Notice that Paul says that we are more than conquerors in all these things, and he mentions DEATH as being one of those things. In Christ, we not only conquer death, but are “more than conquerors” over death. That is, instead of being a slave to death, in Christ death is now our slave. Death serves us. Death works for our good.
Paul states in Philippians 1:21-23, “For to me to live is Christ, and to die is gain. If I am to live in the flesh, that means fruitful labor for me. Yet which I shall choose I cannot tell. I am hard pressed between the two.
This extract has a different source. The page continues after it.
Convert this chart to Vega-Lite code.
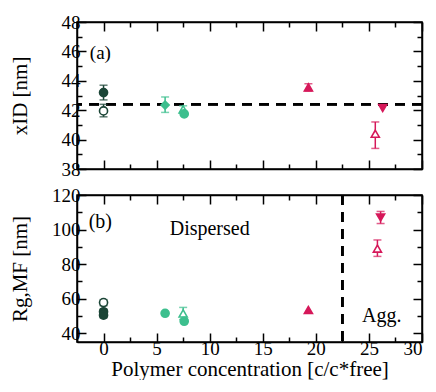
{
  "$schema": "https://vega.github.io/schema/vega-lite/v6.json",
  "padding": {"left": 8, "top": 12, "right": 0, "bottom": 0},
  "config": {
    "font": "Liberation Serif",
    "view": {"stroke": "black", "strokeWidth": 1.5},
    "text": {"font": "Liberation Serif", "fontWeight": "normal"},
    "axis": {
      "grid": false, "domainColor": "black", "domainWidth": 1.5, "tickColor": "black", "tickWidth": 1.5,
      "labelFont": "Liberation Serif", "titleFont": "Liberation Serif", "labelFontSize": 19, "titleFontSize": 21,
      "labelColor": "black", "titleColor": "black", "titleFontWeight": "normal", "labelFontWeight": "normal", "labelPadding": 6
    }
  },
  "datasets": {
    "top": [
      {"x": 0, "y": 43.2, "lo": 42.7, "hi": 43.7, "c": "#1b4536", "f": "#1b4536", "s": "circle"},
      {"x": 0, "y": 41.95, "lo": 41.55, "hi": 42.4, "c": "#1b4536", "f": "white", "s": "circle"},
      {"x": 5.8, "y": 42.35, "lo": 41.85, "hi": 42.9, "c": "#3dbf8e", "f": "#3dbf8e", "s": "diamond"},
      {"x": 7.5, "y": 42.05, "lo": 41.8, "hi": 42.3, "c": "#3dbf8e", "f": "white", "s": "triangle-up"},
      {"x": 7.6, "y": 41.75, "lo": null, "hi": null, "c": "#3dbf8e", "f": "#3dbf8e", "s": "circle"},
      {"x": 19.3, "y": 43.55, "lo": 43.3, "hi": 43.8, "c": "#d6185a", "f": "#d6185a", "s": "triangle-up"},
      {"x": 26.3, "y": 42.15, "lo": null, "hi": null, "c": "#d6185a", "f": "#d6185a", "s": "triangle-down"},
      {"x": 25.6, "y": 40.4, "lo": 39.4, "hi": 41.2, "c": "#d6185a", "f": "white", "s": "triangle-up"}
    ],
    "bottom": [
      {"x": 0, "y": 57.8, "lo": 56, "hi": 59.5, "c": "#1b4536", "f": "white", "s": "circle"},
      {"x": 0, "y": 52.5, "lo": null, "hi": null, "c": "#1b4536", "f": "#1b4536", "s": "circle"},
      {"x": 0, "y": 50.5, "lo": 49, "hi": 54, "c": "#1b4536", "f": "#1b4536", "s": "circle"},
      {"x": 5.8, "y": 51.6, "lo": null, "hi": null, "c": "#3dbf8e", "f": "#3dbf8e", "s": "circle"},
      {"x": 7.5, "y": 51.5, "lo": 48, "hi": 55, "c": "#3dbf8e", "f": "white", "s": "triangle-up"},
      {"x": 7.6, "y": 47, "lo": null, "hi": null, "c": "#3dbf8e", "f": "#3dbf8e", "s": "circle"},
      {"x": 19.3, "y": 53.5, "lo": null, "hi": null, "c": "#d6185a", "f": "#d6185a", "s": "triangle-up"},
      {"x": 26.1, "y": 107, "lo": 103.5, "hi": 110.5, "c": "#d6185a", "f": "#d6185a", "s": "triangle-down"},
      {"x": 25.8, "y": 89, "lo": 84.5, "hi": 94, "c": "#d6185a", "f": "white", "s": "triangle-up"}
    ],
    "labelsTop": [
      {"x": -0.3, "y": 45.9, "t": "(a)"}
    ],
    "labelsBottom": [
      {"x": -0.3, "y": 104.5, "t": "(b)"},
      {"x": 10, "y": 100.5, "t": "Dispersed"},
      {"x": 26.2, "y": 50, "t": "Agg."}
    ]
  },
  "spacing": 5,
  "vconcat": [
    {
      "width": 345, "height": 147,
      "data": {"name": "top"},
      "resolve": {"axis": {"x": "independent", "y": "independent"}},
      "layer": [
        {
          "mark": {"type": "point", "opacity": 0},
          "encoding": {
            "x": {"field": "x", "type": "quantitative", "scale": {"domain": [-2.5, 30], "nice": false, "zero": false},
              "axis": {"values": [-2.5, 0, 2.5, 5, 7.5, 10, 12.5, 15, 17.5, 20, 22.5, 25, 27.5, 30], "labels": false, "title": null,
                "tickSize": {"condition": {"test": "datum.value % 5 == 0", "value": -9}, "value": -5}}},
            "y": {"field": "y", "type": "quantitative", "scale": {"domain": [38, 48], "nice": false, "zero": false},
              "axis": {"values": [38, 39, 40, 41, 42, 43, 44, 45, 46, 47, 48], "labelExpr": "datum.value % 2 == 0 ? datum.label : ''",
                "title": "xID [nm]", "titleX": -47,
                "tickSize": {"condition": {"test": "datum.value % 2 == 0", "value": -9}, "value": -5}}}
          }
        },
        {
          "mark": {"type": "point", "opacity": 0},
          "encoding": {
            "x": {"field": "x", "type": "quantitative",
              "axis": {"orient": "top", "values": [-2.5, 0, 2.5, 5, 7.5, 10, 12.5, 15, 17.5, 20, 22.5, 25, 27.5, 30], "labels": false, "title": null,
                "tickSize": {"condition": {"test": "datum.value % 5 == 0", "value": -9}, "value": -5}}},
            "y": {"field": "y", "type": "quantitative",
              "axis": {"orient": "right", "values": [38, 39, 40, 41, 42, 43, 44, 45, 46, 47, 48], "labels": false, "title": null,
                "tickSize": {"condition": {"test": "datum.value % 2 == 0", "value": -9}, "value": -5}}}
          }
        },
        {
          "mark": {"type": "rule", "strokeDash": [10, 7], "strokeWidth": 1.8, "color": "black"},
          "encoding": {"y": {"datum": 42.4, "type": "quantitative", "axis": null}}
        },
        {
          "transform": [{"filter": "datum.lo != null"}],
          "mark": {"type": "rule", "strokeWidth": 1.5},
          "encoding": {
            "x": {"field": "x", "type": "quantitative", "axis": null},
            "y": {"field": "lo", "type": "quantitative", "axis": null},
            "y2": {"field": "hi"},
            "color": {"field": "c", "type": "nominal", "scale": null}
          }
        },
        {
          "transform": [{"filter": "datum.lo != null"}, {"fold": ["lo", "hi"], "as": ["k", "v"]}],
          "mark": {"type": "tick", "orient": "horizontal", "size": 8, "thickness": 1.5},
          "encoding": {
            "x": {"field": "x", "type": "quantitative", "axis": null},
            "y": {"field": "v", "type": "quantitative", "axis": null},
            "color": {"field": "c", "type": "nominal", "scale": null}
          }
        },
        {
          "mark": {"type": "point", "size": 65, "strokeWidth": 1.6, "fillOpacity": 1, "opacity": 1},
          "encoding": {
            "x": {"field": "x", "type": "quantitative", "axis": null},
            "y": {"field": "y", "type": "quantitative", "axis": null},
            "stroke": {"field": "c", "type": "nominal", "scale": null},
            "fill": {"field": "f", "type": "nominal", "scale": null},
            "shape": {"field": "s", "type": "nominal", "scale": null}
          }
        },
        {
          "data": {"name": "labelsTop"},
          "mark": {"type": "text", "fontSize": 19, "font": "Liberation Serif", "fontWeight": "normal", "color": "black"},
          "encoding": {
            "x": {"field": "x", "type": "quantitative", "axis": null},
            "y": {"field": "y", "type": "quantitative", "axis": null},
            "text": {"field": "t"}
          }
        }
      ]
    },
    {
      "width": 345, "height": 147,
      "data": {"name": "bottom"},
      "resolve": {"axis": {"x": "independent", "y": "independent"}},
      "layer": [
        {
          "mark": {"type": "point", "opacity": 0},
          "encoding": {
            "x": {"field": "x", "type": "quantitative", "scale": {"domain": [-2.5, 30], "nice": false, "zero": false},
              "axis": {"values": [-2.5, 0, 2.5, 5, 7.5, 10, 12.5, 15, 17.5, 20, 22.5, 25, 27.5, 30], "labelExpr": "datum.value % 5 == 0 ? datum.label : ''",
                "title": "Polymer concentration [c/c*free]", "titlePadding": 0,
                "tickSize": {"condition": {"test": "datum.value % 5 == 0", "value": -9}, "value": -5}}},
            "y": {"field": "y", "type": "quantitative", "scale": {"domain": [35, 120], "nice": false, "zero": false},
              "axis": {"values": [40, 50, 60, 70, 80, 90, 100, 110, 120], "labelExpr": "datum.value % 20 == 0 ? datum.label : ''",
                "title": "Rg,MF [nm]", "titleX": -47,
                "tickSize": {"condition": {"test": "datum.value % 20 == 0", "value": -9}, "value": -5}}}
          }
        },
        {
          "mark": {"type": "point", "opacity": 0},
          "encoding": {
            "x": {"field": "x", "type": "quantitative",
              "axis": {"orient": "top", "values": [-2.5, 0, 2.5, 5, 7.5, 10, 12.5, 15, 17.5, 20, 22.5, 25, 27.5, 30], "labels": false, "title": null,
                "tickSize": {"condition": {"test": "datum.value % 5 == 0", "value": -9}, "value": -5}}},
            "y": {"field": "y", "type": "quantitative",
              "axis": {"orient": "right", "values": [40, 50, 60, 70, 80, 90, 100, 110, 120], "labels": false, "title": null,
                "tickSize": {"condition": {"test": "datum.value % 20 == 0", "value": -9}, "value": -5}}}
          }
        },
        {
          "mark": {"type": "rule", "strokeDash": [10, 7], "strokeWidth": 1.8, "color": "black"},
          "encoding": {"x": {"datum": 22.5, "type": "quantitative", "axis": null}}
        },
        {
          "transform": [{"filter": "datum.lo != null"}],
          "mark": {"type": "rule", "strokeWidth": 1.5},
          "encoding": {
            "x": {"field": "x", "type": "quantitative", "axis": null},
            "y": {"field": "lo", "type": "quantitative", "axis": null},
            "y2": {"field": "hi"},
            "color": {"field": "c", "type": "nominal", "scale": null}
          }
        },
        {
          "transform": [{"filter": "datum.lo != null"}, {"fold": ["lo", "hi"], "as": ["k", "v"]}],
          "mark": {"type": "tick", "orient": "horizontal", "size": 8, "thickness": 1.5},
          "encoding": {
            "x": {"field": "x", "type": "quantitative", "axis": null},
            "y": {"field": "v", "type": "quantitative", "axis": null},
            "color": {"field": "c", "type": "nominal", "scale": null}
          }
        },
        {
          "mark": {"type": "point", "size": 65, "strokeWidth": 1.6, "fillOpacity": 1, "opacity": 1},
          "encoding": {
            "x": {"field": "x", "type": "quantitative", "axis": null},
            "y": {"field": "y", "type": "quantitative", "axis": null},
            "stroke": {"field": "c", "type": "nominal", "scale": null},
            "fill": {"field": "f", "type": "nominal", "scale": null},
            "shape": {"field": "s", "type": "nominal", "scale": null}
          }
        },
        {
          "data": {"name": "labelsBottom"},
          "mark": {"type": "text", "fontSize": 20, "font": "Liberation Serif", "fontWeight": "normal", "color": "black"},
          "encoding": {
            "x": {"field": "x", "type": "quantitative", "axis": null},
            "y": {"field": "y", "type": "quantitative", "axis": null},
            "text": {"field": "t"}
          }
        }
      ]
    }
  ]
}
My desire is to depart and be with Christ, for that is far better.”
Revelation 14:13 reads: “And I heard a voice from heaven saying, ‘Write this: Blessed are the dead who die in the Lord from now on.’ ‘Blessed indeed,’ says the Spirit, ‘that they may rest from their labors, for their deeds follow them!’”
And of course, recall what Jesus told one of the criminals who was hanged with him, “Truly, I say to you, today you will be with me in paradise.”
So, friends, while my dad has passed on—and with that comes some sadness because he will be missed—we do not grieve as those who have no hope.
I am so thankful to God for the grace and mercy he has shown my father; that he was one who responded to the call of the Gospel, and that He accepted, received, and rested upon Christ alone for his justification, sanctification, and eternal life…That he loved His Lord and embraced the promises laid out for him in Christ.
And I can guarantee you that if he could communicate with us now, he would say, “Weep not for me, but weep for yourselves and for your children…for all of you who have not heeded the call of the Gospel and have not surrendered your lives to Christ; because for you, death remains a vicious enemy…one that has not been conquered, one that still holds its sting, and one that leads not to glory, but to judgment.”
My father would urge you—no, he would plead with you—to turn to Christ while there is still time. For “it is appointed for man to die once, and after that comes judgment” (Hebrews 9:27). Yet in Christ, there is life, there is forgiveness, and there is the hope of resurrection.
So do not leave this place thinking only of my father’s passing. Instead, consider your own soul. If you are in Christ, rejoice, for death has lost its power. But if you are not, know that today is the day of salvation. Seek the Lord while He may be found; call upon Him while He is near (Isaiah 55:6), for in Christ alone is victory over sin and death.
Francis Roberts, God’s Covenants: The Mystery and Marrow of the Bible, ed. Joseph Weissmann, vol. 1 (Kansas, OK: Berith Press, 2023), 78.